====== Input data ======

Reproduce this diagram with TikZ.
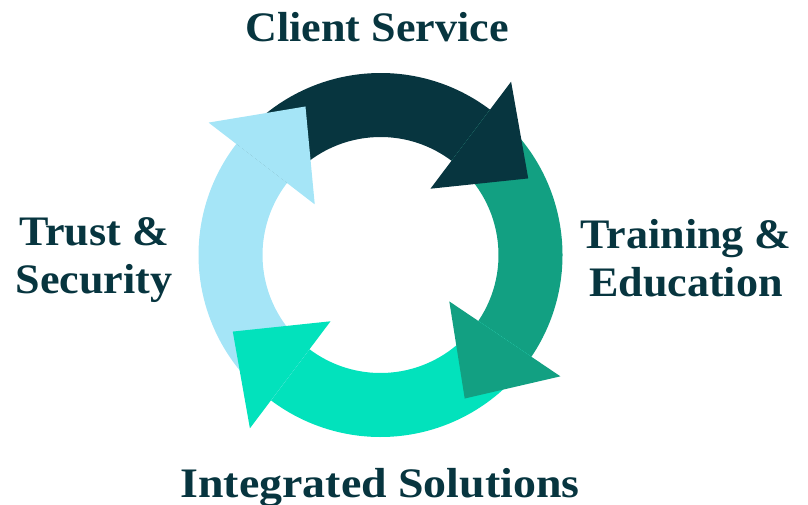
\documentclass[tikz,border=0pt]{standalone}
\usepackage{fontspec}
\setmainfont{Liberation Serif}[FakeStretch=1.05]
\definecolor{navy}{HTML}{07353F}
\definecolor{greenA}{HTML}{12A082}
\definecolor{turq}{HTML}{02E2BC}
\definecolor{lblue}{HTML}{A5E5F7}
\begin{document}
\begin{tikzpicture}[x=1pt,y=-1pt,
  lbl/.style={text=navy,font=\fontsize{42}{48}\selectfont\bfseries,align=center,anchor=base,inner sep=0pt}]
\useasboundingbox (0,0) rectangle (808,505);
\def\Rin{118}\def\Rout{182}
% body: #1 colour, #2 tail angle, #3 head base angle
\newcommand\ringbody[3]{%
  \fill[#1] (#2:\Rout) arc[start angle=#2,end angle=#3,radius=\Rout]
     -- (#3:\Rin) arc[start angle=#3,end angle=#2,radius=\Rin] -- cycle;}
\newcommand\ringhead[2]{%
  \fill[#1] (#2:217) -- (#2-25.6:166.4) -- (#2:83) -- cycle;}
\begin{scope}[shift={(380.5,255)},yscale=-1]
  \ringbody{navy}{142.4}{53}
  \ringbody{greenA}{53}{-34}
  \ringbody{turq}{-34}{-127}
  \ringbody{lblue}{233}{142.4}
  \ringhead{navy}{53}
  \ringhead{greenA}{-34}
  \ringhead{turq}{233}
  \ringhead{lblue}{142.4}
\end{scope}
\node[lbl] (cs) at (377,42) {Client Service};
\node[lbl] (ts) at (94,293) {Trust \&\\Security};
\node[lbl] (te) at (686,296) {Training \&\\Education};
\node[lbl] (is) at (380,497) {\scalebox{1.04}[1]{Integrated Solutions}};
\end{tikzpicture}
\end{document}
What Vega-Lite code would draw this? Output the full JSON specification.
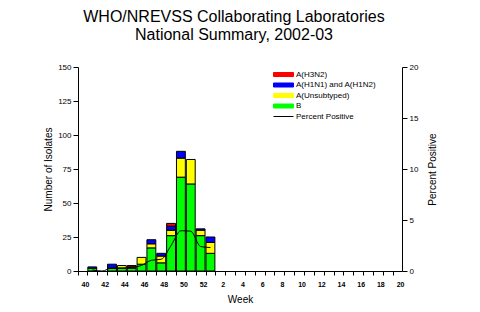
{
  "$schema": "https://vega.github.io/schema/vega-lite/v6.json",
  "width": 324,
  "height": 204,
  "autosize": "none",
  "padding": {"left": 78, "top": 67, "right": 78, "bottom": 41},
  "background": "white",
  "title": {
    "text": ["WHO/NREVSS Collaborating Laboratories", "National Summary, 2002-03"],
    "fontSize": 16,
    "fontWeight": "normal",
    "font": "Liberation Sans",
    "lineHeight": 17.6,
    "anchor": "middle",
    "offset": 20,
    "dx": -6,
    "color": "black"
  },
  "config": {
    "view": {"stroke": null},
    "font": "Liberation Sans",
    "axis": {
      "grid": false,
      "domainColor": "black",
      "tickColor": "black",
      "labelColor": "black",
      "titleColor": "black",
      "titleFontWeight": "normal",
      "titleFont": "Liberation Sans",
      "labelFont": "Liberation Sans",
      "titleFontSize": 10,
      "labelFontSize": 8
    },
    "legend": {"labelFont": "Liberation Sans"}
  },
  "datasets": {
    "isolates": [
      {"week": "41", "type": "B", "n": 2},
      {"week": "41", "type": "A(H1N1) and A(H1N2)", "n": 1},
      {"week": "43", "type": "B", "n": 2},
      {"week": "43", "type": "A(H1N1) and A(H1N2)", "n": 3},
      {"week": "44", "type": "B", "n": 2},
      {"week": "44", "type": "A(Unsubtyped)", "n": 2},
      {"week": "45", "type": "B", "n": 2},
      {"week": "45", "type": "A(Unsubtyped)", "n": 1},
      {"week": "45", "type": "A(H3N2)", "n": 1},
      {"week": "46", "type": "B", "n": 5},
      {"week": "46", "type": "A(Unsubtyped)", "n": 5},
      {"week": "47", "type": "B", "n": 17},
      {"week": "47", "type": "A(Unsubtyped)", "n": 3},
      {"week": "47", "type": "A(H1N1) and A(H1N2)", "n": 3},
      {"week": "48", "type": "B", "n": 6},
      {"week": "48", "type": "A(Unsubtyped)", "n": 5},
      {"week": "48", "type": "A(H1N1) and A(H1N2)", "n": 2},
      {"week": "49", "type": "B", "n": 26},
      {"week": "49", "type": "A(Unsubtyped)", "n": 4},
      {"week": "49", "type": "A(H1N1) and A(H1N2)", "n": 3},
      {"week": "49", "type": "A(H3N2)", "n": 2},
      {"week": "50", "type": "B", "n": 69},
      {"week": "50", "type": "A(Unsubtyped)", "n": 14},
      {"week": "50", "type": "A(H1N1) and A(H1N2)", "n": 5},
      {"week": "51", "type": "B", "n": 64},
      {"week": "51", "type": "A(Unsubtyped)", "n": 18},
      {"week": "52", "type": "B", "n": 26},
      {"week": "52", "type": "A(Unsubtyped)", "n": 4},
      {"week": "52", "type": "A(H1N1) and A(H1N2)", "n": 1},
      {"week": "1", "type": "B", "n": 13},
      {"week": "1", "type": "A(Unsubtyped)", "n": 8},
      {"week": "1", "type": "A(H1N1) and A(H1N2)", "n": 4}
    ],
    "percent": [
      {"week": "41", "pct": 0.1},
      {"week": "42", "pct": 0.0},
      {"week": "43", "pct": 0.3},
      {"week": "44", "pct": 0.3},
      {"week": "45", "pct": 0.35},
      {"week": "46", "pct": 0.55},
      {"week": "47", "pct": 1.05},
      {"week": "48", "pct": 1.15},
      {"week": "49", "pct": 2.5},
      {"week": "50", "pct": 3.95},
      {"week": "51", "pct": 3.9},
      {"week": "52", "pct": 2.4},
      {"week": "1", "pct": 2.3}
    ]
  },
  "layer": [
    {
      "data": {"name": "isolates"},
      "transform": [
        {"calculate": "indexof(['B','A(Unsubtyped)','A(H1N1) and A(H1N2)','A(H3N2)'], datum.type)", "as": "ord"}
      ],
      "mark": {"type": "bar", "stroke": "black", "strokeWidth": 1},
      "encoding": {
        "x": {
          "field": "week",
          "type": "ordinal",
          "scale": {
            "domain": ["40","41","42","43","44","45","46","47","48","49","50","51","52","1","2","3","4","5","6","7","8","9","10","11","12","13","14","15","16","17","18","19","20"],
            "paddingInner": 0.1,
            "paddingOuter": 0
          },
          "axis": {
            "title": "Week",
            "labelAngle": 0,
            "labelOverlap": false,
            "labelExpr": "toNumber(datum.value) % 2 === 0 ? datum.value : ''",
            "bandPosition": 0,
            "labelOffset": 3,
            "tickSize": 4,
            "labelPadding": 5,
            "labelFontSize": 7,
            "labelFontWeight": "bold",
            "titlePadding": 7
          }
        },
        "y": {
          "aggregate": "sum",
          "field": "n",
          "type": "quantitative",
          "stack": "zero",
          "scale": {"domain": [0, 150], "nice": false},
          "axis": {
            "title": "Number of Isolates",
            "orient": "left",
            "values": [0, 25, 50, 75, 100, 125, 150],
            "tickSize": 5,
            "titlePadding": 4
          }
        },
        "color": {
          "field": "type",
          "type": "nominal",
          "scale": {
            "domain": ["A(H3N2)", "A(H1N1) and A(H1N2)", "A(Unsubtyped)", "B", "Percent Positive"],
            "range": ["#FF0000", "#0000FF", "#FFFF00", "#00FF00", "#000000"]
          },
          "legend": {
            "title": null,
            "orient": "none",
            "legendX": 200,
            "legendY": 2,
            "padding": 0,
            "symbolType": "M-2,-0.4H2V0.4H-2Z",
            "symbolSize": 100,
            "symbolStrokeColor": "black",
            "symbolStrokeWidth": 1,
            "labelFontSize": 8,
            "labelOffset": 7,
            "rowPadding": 0.5,
            "encode": {
              "symbols": {
                "update": {
                  "shape": {"signal": "datum.label === 'Percent Positive' ? 'M-2,0H2' : 'M-2,-0.4H2V0.4H-2Z'"},
                  "size": {"value": 100},
                  "fill": {"scale": "color", "field": "value"},
                  "stroke": {"value": "black"},
                  "strokeWidth": {"value": 1},
                  "opacity": {"value": 1}
                }
              }
            }
          }
        },
        "order": {"field": "ord", "type": "quantitative"}
      }
    },
    {
      "data": {"name": "percent"},
      "mark": {"type": "line", "interpolate": "monotone", "strokeWidth": 1},
      "encoding": {
        "x": {"field": "week", "type": "ordinal"},
        "y": {
          "field": "pct",
          "type": "quantitative",
          "scale": {"domain": [0, 20], "nice": false},
          "axis": {
            "title": "Percent Positive",
            "orient": "right",
            "values": [0, 5, 10, 15, 20],
            "tickSize": 5,
            "titlePadding": 10,
            "titleAngle": 270,
            "titleBaseline": "top"
          }
        },
        "color": {"datum": "Percent Positive"}
      }
    }
  ],
  "resolve": {"scale": {"y": "independent"}}
}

======

Your task is to gather every line with the word "this" and copy it.

Reproduce this diagram with TikZ.
What Vega-Lite code would draw this? Output the full JSON specification.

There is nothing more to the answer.